- Source records
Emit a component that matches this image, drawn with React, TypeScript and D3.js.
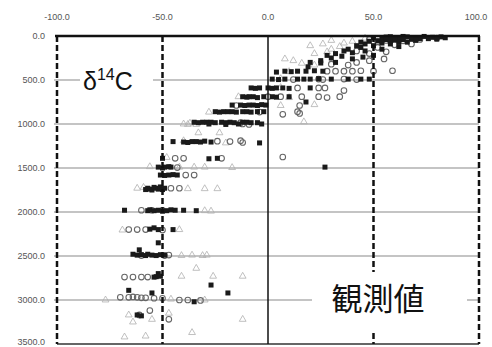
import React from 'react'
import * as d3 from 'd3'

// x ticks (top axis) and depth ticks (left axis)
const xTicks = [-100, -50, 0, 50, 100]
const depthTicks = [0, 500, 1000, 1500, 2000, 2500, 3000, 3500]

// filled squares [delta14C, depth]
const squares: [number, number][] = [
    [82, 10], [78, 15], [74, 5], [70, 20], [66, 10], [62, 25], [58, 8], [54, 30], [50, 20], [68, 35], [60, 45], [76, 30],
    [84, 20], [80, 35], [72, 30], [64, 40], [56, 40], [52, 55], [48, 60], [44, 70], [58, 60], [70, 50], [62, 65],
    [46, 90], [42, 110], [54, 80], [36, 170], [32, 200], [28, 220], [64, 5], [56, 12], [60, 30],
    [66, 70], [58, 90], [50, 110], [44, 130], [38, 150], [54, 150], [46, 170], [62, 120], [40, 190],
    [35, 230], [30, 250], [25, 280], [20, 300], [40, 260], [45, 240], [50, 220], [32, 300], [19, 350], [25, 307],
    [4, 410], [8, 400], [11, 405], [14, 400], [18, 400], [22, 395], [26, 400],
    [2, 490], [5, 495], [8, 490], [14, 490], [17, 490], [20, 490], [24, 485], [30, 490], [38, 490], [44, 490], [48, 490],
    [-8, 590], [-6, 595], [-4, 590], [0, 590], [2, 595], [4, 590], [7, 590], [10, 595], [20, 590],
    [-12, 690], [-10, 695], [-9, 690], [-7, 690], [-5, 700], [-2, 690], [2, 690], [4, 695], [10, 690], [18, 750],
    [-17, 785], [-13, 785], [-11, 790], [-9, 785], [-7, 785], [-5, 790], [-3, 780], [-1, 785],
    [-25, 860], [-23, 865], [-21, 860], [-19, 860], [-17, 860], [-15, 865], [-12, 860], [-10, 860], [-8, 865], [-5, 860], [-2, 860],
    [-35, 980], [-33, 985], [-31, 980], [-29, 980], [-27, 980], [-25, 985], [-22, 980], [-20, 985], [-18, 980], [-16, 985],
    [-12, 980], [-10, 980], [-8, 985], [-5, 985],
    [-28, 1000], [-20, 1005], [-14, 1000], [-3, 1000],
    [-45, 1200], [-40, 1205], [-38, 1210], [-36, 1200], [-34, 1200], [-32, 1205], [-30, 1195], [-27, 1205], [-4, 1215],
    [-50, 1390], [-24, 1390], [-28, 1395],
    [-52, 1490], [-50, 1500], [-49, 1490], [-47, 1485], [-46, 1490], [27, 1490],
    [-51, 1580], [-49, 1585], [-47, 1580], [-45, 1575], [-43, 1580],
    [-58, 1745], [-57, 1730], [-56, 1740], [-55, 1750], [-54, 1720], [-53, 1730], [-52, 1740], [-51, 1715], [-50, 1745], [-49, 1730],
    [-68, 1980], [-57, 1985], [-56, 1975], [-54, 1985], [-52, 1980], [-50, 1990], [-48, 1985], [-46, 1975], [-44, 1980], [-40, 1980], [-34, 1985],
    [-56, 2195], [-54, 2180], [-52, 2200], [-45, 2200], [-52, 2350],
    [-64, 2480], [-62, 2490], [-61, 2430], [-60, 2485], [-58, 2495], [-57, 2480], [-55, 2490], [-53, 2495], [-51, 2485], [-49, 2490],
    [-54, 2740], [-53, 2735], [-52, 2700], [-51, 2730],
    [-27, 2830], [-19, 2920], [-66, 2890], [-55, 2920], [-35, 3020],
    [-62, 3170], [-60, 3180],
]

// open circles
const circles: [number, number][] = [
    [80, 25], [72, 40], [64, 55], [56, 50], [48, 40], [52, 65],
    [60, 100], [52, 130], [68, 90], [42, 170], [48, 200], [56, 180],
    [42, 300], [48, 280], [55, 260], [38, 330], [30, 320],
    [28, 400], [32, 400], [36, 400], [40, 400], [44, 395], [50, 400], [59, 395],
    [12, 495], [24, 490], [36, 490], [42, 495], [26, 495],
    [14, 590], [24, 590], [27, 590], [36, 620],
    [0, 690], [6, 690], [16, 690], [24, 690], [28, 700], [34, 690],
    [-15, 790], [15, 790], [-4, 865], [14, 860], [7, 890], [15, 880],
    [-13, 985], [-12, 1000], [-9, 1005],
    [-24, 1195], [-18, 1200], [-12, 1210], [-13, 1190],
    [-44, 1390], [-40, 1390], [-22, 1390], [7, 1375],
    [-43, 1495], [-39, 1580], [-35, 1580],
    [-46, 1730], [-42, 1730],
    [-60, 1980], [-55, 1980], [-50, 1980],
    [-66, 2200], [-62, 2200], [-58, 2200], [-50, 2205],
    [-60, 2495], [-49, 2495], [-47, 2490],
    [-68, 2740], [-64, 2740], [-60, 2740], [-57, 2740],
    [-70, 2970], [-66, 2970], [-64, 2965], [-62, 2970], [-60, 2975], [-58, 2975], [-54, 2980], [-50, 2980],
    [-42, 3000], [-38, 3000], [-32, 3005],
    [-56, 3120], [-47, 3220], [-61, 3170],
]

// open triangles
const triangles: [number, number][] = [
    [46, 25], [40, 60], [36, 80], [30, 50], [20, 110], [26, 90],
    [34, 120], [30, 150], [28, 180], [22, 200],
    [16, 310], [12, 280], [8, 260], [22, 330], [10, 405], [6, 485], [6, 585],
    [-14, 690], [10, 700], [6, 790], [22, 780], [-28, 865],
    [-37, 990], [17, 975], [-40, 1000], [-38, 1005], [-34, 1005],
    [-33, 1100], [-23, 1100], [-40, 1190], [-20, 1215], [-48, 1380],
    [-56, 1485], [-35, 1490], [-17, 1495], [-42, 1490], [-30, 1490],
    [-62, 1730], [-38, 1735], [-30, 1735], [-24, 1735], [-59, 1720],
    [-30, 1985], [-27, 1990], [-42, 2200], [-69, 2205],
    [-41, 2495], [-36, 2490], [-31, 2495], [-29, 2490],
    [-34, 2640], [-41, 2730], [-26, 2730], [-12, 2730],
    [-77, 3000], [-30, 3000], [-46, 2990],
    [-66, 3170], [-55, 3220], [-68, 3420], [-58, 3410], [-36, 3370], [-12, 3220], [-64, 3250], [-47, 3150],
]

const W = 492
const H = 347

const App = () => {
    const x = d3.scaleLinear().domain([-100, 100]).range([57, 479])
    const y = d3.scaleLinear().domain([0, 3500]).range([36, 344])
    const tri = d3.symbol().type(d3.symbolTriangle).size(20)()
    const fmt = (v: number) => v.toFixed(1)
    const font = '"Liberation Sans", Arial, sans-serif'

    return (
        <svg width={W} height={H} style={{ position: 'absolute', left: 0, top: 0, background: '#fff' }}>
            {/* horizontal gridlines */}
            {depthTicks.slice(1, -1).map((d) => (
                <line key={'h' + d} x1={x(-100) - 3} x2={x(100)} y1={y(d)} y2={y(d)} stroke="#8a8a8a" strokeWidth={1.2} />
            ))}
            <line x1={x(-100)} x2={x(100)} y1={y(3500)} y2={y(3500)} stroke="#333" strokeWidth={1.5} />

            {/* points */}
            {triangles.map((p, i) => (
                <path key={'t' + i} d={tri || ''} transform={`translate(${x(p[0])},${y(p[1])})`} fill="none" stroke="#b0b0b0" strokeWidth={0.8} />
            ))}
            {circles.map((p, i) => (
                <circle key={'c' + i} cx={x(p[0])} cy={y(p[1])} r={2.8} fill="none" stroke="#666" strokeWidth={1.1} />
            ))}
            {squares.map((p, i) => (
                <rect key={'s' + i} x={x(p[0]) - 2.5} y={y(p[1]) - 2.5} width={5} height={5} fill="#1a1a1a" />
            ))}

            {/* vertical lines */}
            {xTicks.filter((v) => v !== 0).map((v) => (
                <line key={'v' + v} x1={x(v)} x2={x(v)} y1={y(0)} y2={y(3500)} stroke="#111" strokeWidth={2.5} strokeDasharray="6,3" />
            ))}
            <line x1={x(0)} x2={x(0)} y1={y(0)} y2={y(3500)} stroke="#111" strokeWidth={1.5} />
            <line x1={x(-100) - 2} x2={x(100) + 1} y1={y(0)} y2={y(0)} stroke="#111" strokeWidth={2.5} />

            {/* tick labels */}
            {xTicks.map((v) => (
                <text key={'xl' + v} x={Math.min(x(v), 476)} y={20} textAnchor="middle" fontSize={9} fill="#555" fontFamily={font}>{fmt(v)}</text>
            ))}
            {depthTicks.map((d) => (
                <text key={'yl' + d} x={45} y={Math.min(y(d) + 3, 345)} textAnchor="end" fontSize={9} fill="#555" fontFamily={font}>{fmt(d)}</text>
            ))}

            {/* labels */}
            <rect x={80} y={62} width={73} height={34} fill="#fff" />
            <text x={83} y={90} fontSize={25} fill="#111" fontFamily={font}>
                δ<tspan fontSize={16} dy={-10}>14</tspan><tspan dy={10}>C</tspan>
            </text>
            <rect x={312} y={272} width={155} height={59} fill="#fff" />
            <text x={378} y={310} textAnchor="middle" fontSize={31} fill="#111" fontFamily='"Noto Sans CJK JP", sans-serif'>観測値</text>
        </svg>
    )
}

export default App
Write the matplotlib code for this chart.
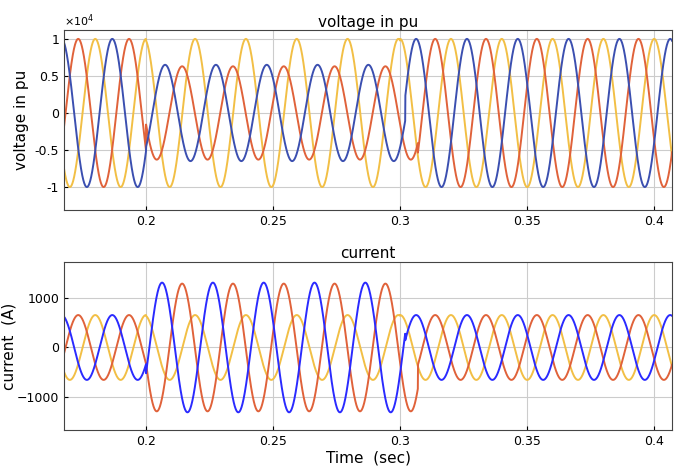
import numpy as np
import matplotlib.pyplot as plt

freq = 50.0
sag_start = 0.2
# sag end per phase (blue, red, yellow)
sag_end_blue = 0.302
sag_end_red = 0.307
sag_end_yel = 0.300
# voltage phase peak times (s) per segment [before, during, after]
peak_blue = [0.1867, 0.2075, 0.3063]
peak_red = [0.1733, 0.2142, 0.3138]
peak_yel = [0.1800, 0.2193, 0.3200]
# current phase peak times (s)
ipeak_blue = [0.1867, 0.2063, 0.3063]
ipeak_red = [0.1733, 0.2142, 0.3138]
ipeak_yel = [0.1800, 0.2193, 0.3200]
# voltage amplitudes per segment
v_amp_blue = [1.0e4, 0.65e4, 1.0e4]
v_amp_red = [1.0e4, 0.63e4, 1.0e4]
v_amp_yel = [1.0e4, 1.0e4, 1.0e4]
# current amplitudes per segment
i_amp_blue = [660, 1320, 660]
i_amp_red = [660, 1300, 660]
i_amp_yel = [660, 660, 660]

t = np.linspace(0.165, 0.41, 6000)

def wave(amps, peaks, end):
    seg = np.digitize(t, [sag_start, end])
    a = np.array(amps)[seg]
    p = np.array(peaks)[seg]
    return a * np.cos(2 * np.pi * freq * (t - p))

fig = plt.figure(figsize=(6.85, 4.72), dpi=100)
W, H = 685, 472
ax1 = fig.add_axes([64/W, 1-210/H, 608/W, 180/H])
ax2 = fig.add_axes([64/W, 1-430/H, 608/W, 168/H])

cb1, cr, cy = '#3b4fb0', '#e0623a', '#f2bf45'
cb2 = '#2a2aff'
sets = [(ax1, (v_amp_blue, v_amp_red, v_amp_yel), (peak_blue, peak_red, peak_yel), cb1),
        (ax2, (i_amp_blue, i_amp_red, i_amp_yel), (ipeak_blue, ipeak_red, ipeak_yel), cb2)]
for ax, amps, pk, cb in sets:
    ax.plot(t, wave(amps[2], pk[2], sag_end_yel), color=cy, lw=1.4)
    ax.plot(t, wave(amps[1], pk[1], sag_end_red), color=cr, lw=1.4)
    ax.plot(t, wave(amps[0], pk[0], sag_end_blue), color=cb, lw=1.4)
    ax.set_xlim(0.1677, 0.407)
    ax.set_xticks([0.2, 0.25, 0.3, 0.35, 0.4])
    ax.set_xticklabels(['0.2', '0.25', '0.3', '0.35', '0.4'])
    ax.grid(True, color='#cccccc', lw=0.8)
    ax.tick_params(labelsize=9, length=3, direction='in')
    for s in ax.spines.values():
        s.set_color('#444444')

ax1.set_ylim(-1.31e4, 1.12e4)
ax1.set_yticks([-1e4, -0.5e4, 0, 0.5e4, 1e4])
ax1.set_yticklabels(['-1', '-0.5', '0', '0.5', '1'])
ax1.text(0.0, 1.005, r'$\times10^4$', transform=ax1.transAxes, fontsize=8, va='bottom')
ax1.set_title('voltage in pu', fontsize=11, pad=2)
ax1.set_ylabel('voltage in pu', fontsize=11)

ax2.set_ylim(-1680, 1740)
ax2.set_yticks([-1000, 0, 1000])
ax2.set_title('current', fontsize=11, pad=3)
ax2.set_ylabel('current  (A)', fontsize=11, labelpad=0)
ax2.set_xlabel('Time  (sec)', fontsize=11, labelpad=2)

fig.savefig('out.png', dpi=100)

- What is being asked
Reproduce, starting at the line containing "Write the matplotlib code for this chart." and stopping after the line containing "ax2 = fig.add_axes([64/W, 1-430/H, 608/W, 168/H])", each of those lines exactly and no others; leave pictures out.

- Output of the exercise
Write the matplotlib code for this chart.
import numpy as np
import matplotlib.pyplot as plt

freq = 50.0
sag_start = 0.2
# sag end per phase (blue, red, yellow)
sag_end_blue = 0.302
sag_end_red = 0.307
sag_end_yel = 0.300
# voltage phase peak times (s) per segment [before, during, after]
peak_blue = [0.1867, 0.2075, 0.3063]
peak_red = [0.1733, 0.2142, 0.3138]
peak_yel = [0.1800, 0.2193, 0.3200]
# current phase peak times (s)
ipeak_blue = [0.1867, 0.2063, 0.3063]
ipeak_red = [0.1733, 0.2142, 0.3138]
ipeak_yel = [0.1800, 0.2193, 0.3200]
# voltage amplitudes per segment
v_amp_blue = [1.0e4, 0.65e4, 1.0e4]
v_amp_red = [1.0e4, 0.63e4, 1.0e4]
v_amp_yel = [1.0e4, 1.0e4, 1.0e4]
# current amplitudes per segment
i_amp_blue = [660, 1320, 660]
i_amp_red = [660, 1300, 660]
i_amp_yel = [660, 660, 660]

t = np.linspace(0.165, 0.41, 6000)

def wave(amps, peaks, end):
    seg = np.digitize(t, [sag_start, end])
    a = np.array(amps)[seg]
    p = np.array(peaks)[seg]
    return a * np.cos(2 * np.pi * freq * (t - p))

fig = plt.figure(figsize=(6.85, 4.72), dpi=100)
W, H = 685, 472
ax1 = fig.add_axes([64/W, 1-210/H, 608/W, 180/H])
ax2 = fig.add_axes([64/W, 1-430/H, 608/W, 168/H])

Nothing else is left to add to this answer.